Berangkat dari perspektif sosiologis di atas kita bisa mempelajari makna-makna simbolik keyakinan dan kebudayaan masyarakat Tionghoa di dalamnya. Mengapa setiap kompleks pekuburan selalu dipilih perbukitan, mengapa nisan Tionghoa mengikuti pola tertentu mulai dari Mu Bei (nisan yang memuat tulisan identitas makam), Mu An Qian Kao (bangunan berupa tembok yang mengelilingi makam), Mu An Qian Kao (bangunan berupa tembok yang mengelilingi makam), Mu Cheng (tembok pembatas pada sisi luar Mu An Qian Kao), altar di sekitar nisa dll



Kedua, Keberadaan makam Tionghoa di pejagoan khususnya juga menyediakan informasi berharga mengenai struktur sosial penyangga kota yang sudah ada sejak era kolonial. Masyarakat Tionghoa baik di Kabupaten Kebumen dan kabupaten Karanganyar era Hindia Belanda telah menjadi bagian dari struktur sosial selain masyarakat Jawa (dalam catatan statistik kolonial disebut dengan “inlander” alias “pribumi”) dan Eropa serta Timur Asing termasuk masyarakat Tionghoa di dalamnya.

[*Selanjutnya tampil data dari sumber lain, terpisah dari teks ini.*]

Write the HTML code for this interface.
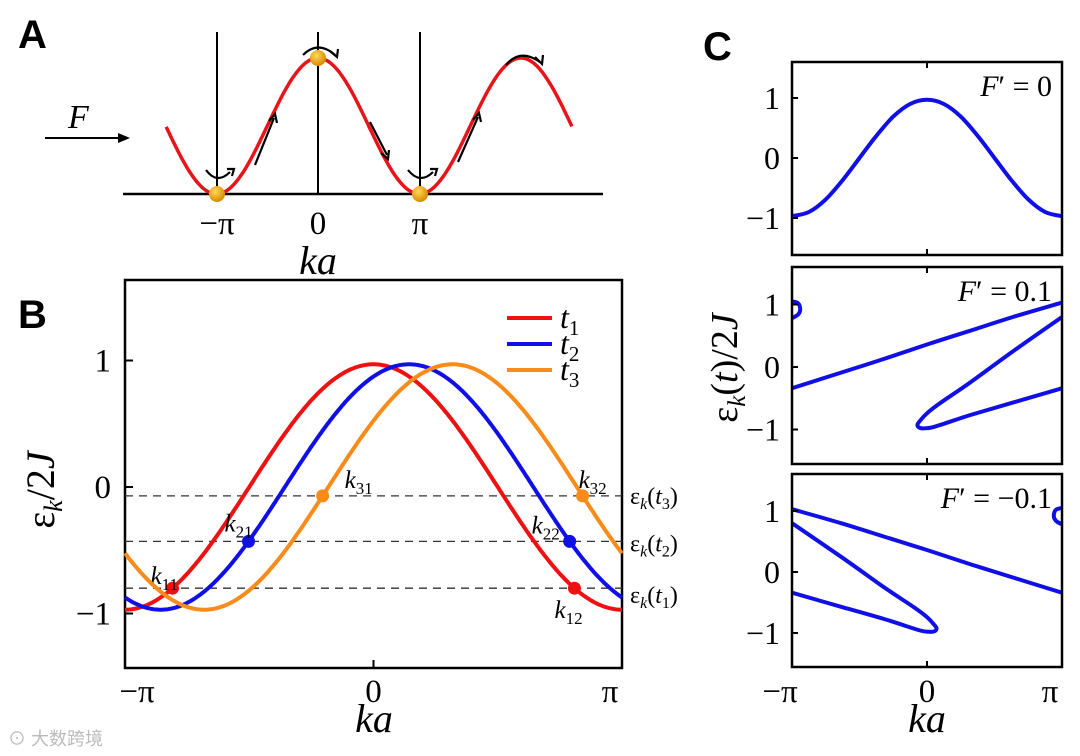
<!DOCTYPE html>
<html><head><meta charset="utf-8"><style>
html,body{margin:0;padding:0;background:#fff;width:1080px;height:756px;overflow:hidden}
svg{display:block}
.serif{font-family:"Liberation Serif",serif}
.sans{font-family:"Liberation Sans",sans-serif}
</style></head><body>
<svg id="fig" width="1080" height="756" viewBox="0 0 1080 756" xmlns="http://www.w3.org/2000/svg">
<defs><radialGradient id="gold" cx="40%" cy="35%" r="65%"><stop offset="0" stop-color="#ffd85a"/><stop offset="1" stop-color="#d68a00"/></radialGradient></defs>

<!-- Panel A -->
<g>
<text x="18" y="48" class="sans" font-weight="bold" font-size="40">A</text>
<line x1="123" y1="194" x2="603" y2="194" stroke="#000" stroke-width="2.5"/>
<line x1="217" y1="32" x2="217" y2="194" stroke="#000" stroke-width="2"/>
<line x1="318" y1="32" x2="318" y2="194" stroke="#000" stroke-width="2"/>
<line x1="420" y1="32" x2="420" y2="194" stroke="#000" stroke-width="2"/>
<path id="curveA" fill="none" stroke="#e8141a" stroke-width="3.5"/>
<line x1="45" y1="138" x2="122" y2="138" stroke="#000" stroke-width="2"/>
<path d="M130 138 L118 133 L118 143 Z" fill="#000"/>
<text x="68" y="128" class="serif" font-style="italic" font-size="34">F</text>
<g stroke="#000" stroke-width="2.2" fill="none">
<path d="M206 170 Q217 185 230 172"/><path d="M227 169 L234 169 L232 176" />
<path d="M303 55 Q318 40 335 55"/><path d="M330 51 L337 57 L338 49"/>
<path d="M408 170 Q420 185 433 172"/><path d="M430 169 L437 169 L435 176"/>
<path d="M506 65 Q520 48 540 62"/><path d="M535 57 L542 64 L543 55"/>
<path d="M255 165 L274 118"/><path d="M269 121 L275 114 L277 123"/>
<path d="M370 122 L387 155"/><path d="M381 153 L388 159 L389 150"/>
<path d="M458 162 L478 117"/><path d="M473 120 L479 113 L481 122"/>
</g>
<circle cx="217" cy="194" r="8" fill="url(#gold)"/>
<circle cx="318" cy="58" r="8" fill="url(#gold)"/>
<circle cx="420" cy="194" r="8" fill="url(#gold)"/>
<text x="217" y="234" text-anchor="middle" class="serif" font-size="33">−π</text>
<text x="318" y="234" text-anchor="middle" class="serif" font-size="33">0</text>
<text x="420" y="234" text-anchor="middle" class="serif" font-size="33">π</text>
<text x="318" y="274" text-anchor="middle" class="serif" font-style="italic" font-size="40">ka</text>
</g>

<!-- Panel B -->
<g id="panelB">
<text x="18" y="328" class="sans" font-weight="bold" font-size="40">B</text>
<rect x="125" y="280" width="497" height="388" fill="none" stroke="#000" stroke-width="2.5"/>
<text transform="translate(54,490) rotate(-90)" text-anchor="middle" class="serif" font-size="40">ε<tspan font-style="italic" font-size="26" dy="8">k</tspan><tspan dy="-8">/2</tspan><tspan font-style="italic">J</tspan></text>
<text x="374" y="732" text-anchor="middle" class="serif" font-style="italic" font-size="40">ka</text>
</g>

<!-- Panel C -->
<g id="panelC">
<text x="703" y="60" class="sans" font-weight="bold" font-size="40">C</text>
<text transform="translate(737,368) rotate(-90)" text-anchor="middle" class="serif" font-size="38">ε<tspan font-style="italic" font-size="25" dy="8">k</tspan><tspan dy="-8">(</tspan><tspan font-style="italic">t</tspan>)/2<tspan font-style="italic">J</tspan></text>
<text x="927" y="732" text-anchor="middle" class="serif" font-style="italic" font-size="40">ka</text>
</g>
<text x="8" y="745" class="sans" font-size="18" fill="#bbb">⊙ 大数跨境</text>
</svg>
<script>
var NS="http://www.w3.org/2000/svg";
function mk(tag,attrs,parent){var e=document.createElementNS(NS,tag);for(var k in attrs)e.setAttribute(k,attrs[k]);(parent||document.getElementById('fig')).appendChild(e);return e;}
var PI=Math.PI;

// ---- Panel A data ----
var aRange=[-4.7,7.86];
var aAmp=68, aMid=126;
(function(){var d="";for(var i=0;i<=300;i++){var k=aRange[0]+(aRange[1]-aRange[0])*i/300;var x=318+k*101.5/PI,y=aMid-aAmp*Math.cos(k);d+=(i?"L":"M")+x.toFixed(1)+" "+y.toFixed(1);}document.getElementById('curveA').setAttribute('d',d);})();

// ---- Panel B data ----
var bSeries=["t1","t2","t3"];
var bShifts=[0,0.45,1.0];
var bAmp=0.97;
var bColors=["#ee1111","#1010e6","#f98b1a"];
var bLevels=[-0.8,-0.43,-0.07];
var bLevelLabels=["t1","t2","t3"];
var bYTicks=[1,0,-1];
var bYTickLabels=["1","0","−1"];
var bXTicks=[-PI,0,PI];
var bXTickLabels=["−π","0","π"];
var bX0=125,bX1=622,bY0=280,bY1=668;
function xB(k){return bX0+(k+PI)/(2*PI)*(bX1-bX0);}
function yB(e){return 487-126.5*e;}
var gB=document.getElementById('panelB');
bYTicks.forEach(function(v,i){
 var t=mk('line',{x1:bX0,x2:bX0+8,y1:yB(v),y2:yB(v),stroke:'#000','stroke-width':2},gB);
 
 
 var l=mk('text',{x:bX0-14,y:yB(v)+11,'text-anchor':'end','class':'serif','font-size':33},gB);l.textContent=bYTickLabels[i];
 
 
});
bXTicks.forEach(function(v,i){
 var t=mk('line',{x1:xB(v),x2:xB(v),y1:bY1,y2:bY1-8,stroke:'#000','stroke-width':2},gB);
 
 
 var l=mk('text',{x:i==0?xB(v)+12:(i==2?xB(v)-12:xB(v)),y:702,'text-anchor':'middle','class':'serif','font-size':33},gB);l.textContent=bXTickLabels[i];
 
 
});
bLevels.forEach(function(v,i){
 var d=mk('line',{x1:bX0,x2:bX1,y1:yB(v),y2:yB(v),stroke:'#333','stroke-width':1.3,'stroke-dasharray':'8 6'},gB);
 
 
 var l=mk('text',{x:630,y:yB(v)+(i==0?15:i==1?10:8),'class':'serif','font-size':24},gB);
 l.innerHTML='ε<tspan font-style="italic" font-size="16" dy="5">k</tspan><tspan dy="-5">(</tspan><tspan font-style="italic">t</tspan><tspan font-size="16" dy="5">'+(i+1)+'</tspan><tspan dy="-5">)</tspan>';
 
 
});
bSeries.forEach(function(s,i){
 var d="";for(var j=0;j<=300;j++){var k=-PI+2*PI*j/300;d+=(j?"L":"M")+xB(k).toFixed(1)+" "+yB(bAmp*Math.cos(k-bShifts[i])).toFixed(1);}
 var p=mk('path',{d:d,fill:'none',stroke:bColors[i],'stroke-width':4},gB);
 
 
 var ly=318+26*i;
 var ll=mk('line',{x1:507,x2:552,y1:ly,y2:ly,stroke:bColors[i],'stroke-width':4},gB);
 
 
 var lt=mk('text',{x:560,y:ly+10,'class':'serif','font-size':32,'font-style':'italic'},gB);
 lt.innerHTML='t<tspan font-style="normal" font-size="21" dy="7">'+(i+1)+'</tspan>';
 
 
 var a=Math.acos(bLevels[i]/bAmp);
 [bShifts[i]-a,bShifts[i]+a].forEach(function(k,m){
  var c=mk('circle',{cx:xB(k),cy:yB(bLevels[i]),r:6.5,fill:bColors[i]},gB);
  
  
  var off=[[[-22,-4],[-20,30]],[[-24,-10],[-38,-8]],[[22,-8],[-4,-8]]][i][m];
  var t=mk('text',{x:xB(k)+off[0],y:yB(bLevels[i])+off[1],'class':'serif','font-size':25,'font-style':'italic'},gB);
  t.innerHTML='k<tspan font-style="normal" font-size="17" dy="6">'+(i+1)+(m+1)+'</tspan>';
  
  
 });
});

// ---- Panel C data ----
var cTitles=["F′ = 0","F′ = 0.1","F′ = −0.1"];
var cBoxTop=[62,267,474];
var cBoxBot=[255,464,667];
var cZero=[158,367,572];
var cUnit=[60,62.5,61];
var c0k=[-3.1416,-2.7489,-2.3562,-1.9635,-1.5708,-1.1781,-0.7854,-0.3927,0,0.3927,0.7854,1.1781,1.5708,1.9635,2.3562,2.7489,3.1416];
var c0e=[-0.97,-0.9,-0.69,-0.37,0.0,0.37,0.69,0.9,0.97,0.9,0.69,0.37,0.0,-0.37,-0.69,-0.9,-0.97];
var c1aK=[-3.1416,-2,-1,0,1,2,3.1416];
var c1aE=[-0.34,-0.09,0.13,0.36,0.58,0.80,1.03];
var c1bK=[3.1416,2,1,0.3,0,-0.15,-0.22,-0.18,-0.05,0.2,1,2,3.1416];
var c1bE=[0.8,0.25,-0.25,-0.58,-0.74,-0.85,-0.92,-0.97,-0.98,-0.95,-0.77,-0.57,-0.34];
var c1cK=[-3.1416,-3.0,-2.95,-3.0,-3.1416];
var c1cE=[1.05,1.02,0.92,0.84,0.78];
var c2aK=[-3.1416,-2,-1,0,1,2,3.1416];
var c2aE=[1.03,0.80,0.58,0.36,0.13,-0.09,-0.34];
var c2bK=[-3.1416,-2,-1,-0.3,0,0.15,0.22,0.18,0.05,-0.2,-1,-2,-3.1416];
var c2bE=[0.8,0.25,-0.25,-0.58,-0.74,-0.85,-0.92,-0.97,-0.98,-0.95,-0.77,-0.57,-0.34];
var c2cK=[3.1416,3.0,2.95,3.0,3.1416];
var c2cE=[1.05,1.02,0.92,0.84,0.78];
var cBranches=[[[c0k,c0e]],[[c1aK,c1aE],[c1bK,c1bE],[c1cK,c1cE]],[[c2aK,c2aE],[c2bK,c2bE],[c2cK,c2cE]]];
var cYTicks=[1,0,-1];
var cYTickLabels=["1","0","−1"];
var cXTickLabels=["−π","0","π"];
var cX0=792,cX1=1062;
function xC(k){return cX0+(k+PI)/(2*PI)*(cX1-cX0);}
var gC=document.getElementById('panelC');
function smoothPath(pts){var d="M"+pts[0][0]+" "+pts[0][1];for(var i=0;i<pts.length-1;i++){var p0=pts[Math.max(i-1,0)],p1=pts[i],p2=pts[i+1],p3=pts[Math.min(i+2,pts.length-1)];d+="C"+(p1[0]+(p2[0]-p0[0])/6).toFixed(1)+" "+(p1[1]+(p2[1]-p0[1])/6).toFixed(1)+" "+(p2[0]-(p3[0]-p1[0])/6).toFixed(1)+" "+(p2[1]-(p3[1]-p1[1])/6).toFixed(1)+" "+p2[0].toFixed(1)+" "+p2[1].toFixed(1);}return d;}
for(var p=0;p<3;p++){
 (function(p){
 function yC(e){return cZero[p]-cUnit[p]*e;}
 var cp=mk('clipPath',{id:'clip'+p},gC);
 mk('rect',{x:cX0,y:cBoxTop[p],width:cX1-cX0,height:cBoxBot[p]-cBoxTop[p]},cp);
 cBranches[p].forEach(function(b,bi){
  var pts=b[0].map(function(k,j){return [xC(k),yC(b[1][j])];});
  var path=mk('path',{d:smoothPath(pts),fill:'none',stroke:'#1010e6','stroke-width':4,'clip-path':'url(#clip'+p+')'},gC);
  
  
 });
 var r=mk('rect',{x:cX0,y:cBoxTop[p],width:cX1-cX0,height:cBoxBot[p]-cBoxTop[p],fill:'none',stroke:'#000','stroke-width':2.5},gC);
 
 
 cYTicks.forEach(function(v,i){
  var t=mk('line',{x1:cX0,x2:cX0+6,y1:yC(v),y2:yC(v),stroke:'#000','stroke-width':2},gC);
  
  
  var l=mk('text',{x:cX0-12,y:yC(v)+11,'text-anchor':'end','class':'serif','font-size':32},gC);l.textContent=cYTickLabels[i];
  
  
 });
 [cBoxTop[p],cBoxBot[p]].forEach(function(y,i){
  var t=mk('line',{x1:xC(0),x2:xC(0),y1:y,y2:y+(i?-6:6),stroke:'#000','stroke-width':2},gC);
  
  
 });
 var tt=mk('text',{x:1052,y:cBoxTop[p]+34,'text-anchor':'end','class':'serif','font-size':30},gC);
 tt.innerHTML='<tspan font-style="italic">F</tspan>′ = '+cTitles[p].split('= ')[1];
 
 
 })(p);
}
[-PI,0,PI].forEach(function(v,i){
 var l=mk('text',{x:i==0?xC(v)-12:(i==2?xC(v)-12:xC(v)),y:702,'text-anchor':'middle','class':'serif','font-size':33},gC);l.textContent=cXTickLabels[i];
 
 
});
</script>
</body></html>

Dalam sebuah laporan paling awal yang dapat dilacak dari sebuah artikel berjudul Fragmenten Eener Reis Over Java:Reis door de Binnenlanden van Midden-Java, Van Poerworedjo Naar Banjoemas  yang dimuat dalam Tijdschrift voor Nederland’s Indie (1850:84) kita mendapatkan keterangan berharga mengenai keberadaan etnis Tionghoa di Kebumen sbb: “Keboemen terletak di Looeloh dan merupakan kota utama dari Asisten residen Keboemen (yang juga termasuk Kabupaten Karanganjar di dalamnya) dan kabupaten dan kawedanan yang disebutkan dengan cara yang sama. Keboemen memiliki sedikit yang luar biasa. Rumah tinggal, kediaman bupati, masjid, gudang dan penjara tidak ada yang istimewa. Ada 50 Pradjoerits. Kabupaten Keboemen berpenduduk sekitar 37.000 jiwa, termasuk beberapa orang Eropa dan hampir 200 orang Tionghoa” (Teguh Hindarto, Pecinan Kebumen, Landskap Ekonomi Masa Kolonial dalam Pengembangan City Planning dan Cultural Tourism - https://suarabaru.id/2021/05/20/pecinan-kebumen-sebagai-landskap-ekonom-masa-kolonial-dalam-pengembangan-city-building-dan-cultural-tourism)



Ketiga, keberadaan makam Tionghoa di Pejagoan memperlihatkan status sosial seseorang. Keberadaan tiga makam Tionghoa dengan nisan beraksara Han dan tembok dengan kolom pilar Yunani bergaya Doric yang disinggung diawal tulisan ini tentu mencerminkan strata sosial mereka yang dimakamkan di sini. Bisa jadi seorang pengusaha (Teguh Hindarto, Eng Siang: Melacak Industri Rokok Klembak Menyan Kebumen Era Kolonial - http://historyandlegacy-kebumen.blogspot.com/2019/05/eng-siang-melacak-industri-rokok.html) atau seorang pejabat publik di masa lalu. 

Karena etnis Tionghoa tidak semua berwirausaha. Sebagai contoh, etnis Tionghoa di tingkat kabupaten ada yang ditunjuk menjadi wakil etnisnya. Misalnya tercatat nama Khoe Ko Hoan sebagai Letnan Tionghoa di Kebumen dan Tiam Liang Tjoe Wikjmeester Tionghoa di Kebumen. Sementara Oeij Kong Tjien selaku Letnan Tionghoa di Karanganyar serta Tan Boen Joe selaku Wikjmeester Tionghoa di Gombong (Regeerings Almanak voor nederlandsch Indie 1890)

Hari semakin terik dan keringat sebesar biji jagung mulai menetes di kening dan lengan penulis ketika mencapai ketinggian bukit dan memasuki nisan tua dengan pilar Yunani yang mulai digerogoti zaman.

Sekalipun belum berhasil menuliskan kisah-kisah pemilik nisan (dikarenakan keterbatasan kemampuan bahasa), setidaknya memberikan sketsa struktur sosial penyangga kehidupan sosial dan ekonomi kota pada suatu masa. Tulisan ini hanyalah sebuah pendahuluan untuk memahami keberadaan kompleks pemakaman sebagai sebuan teks historis yang harus dianalisis dengan perangkat yang relevan.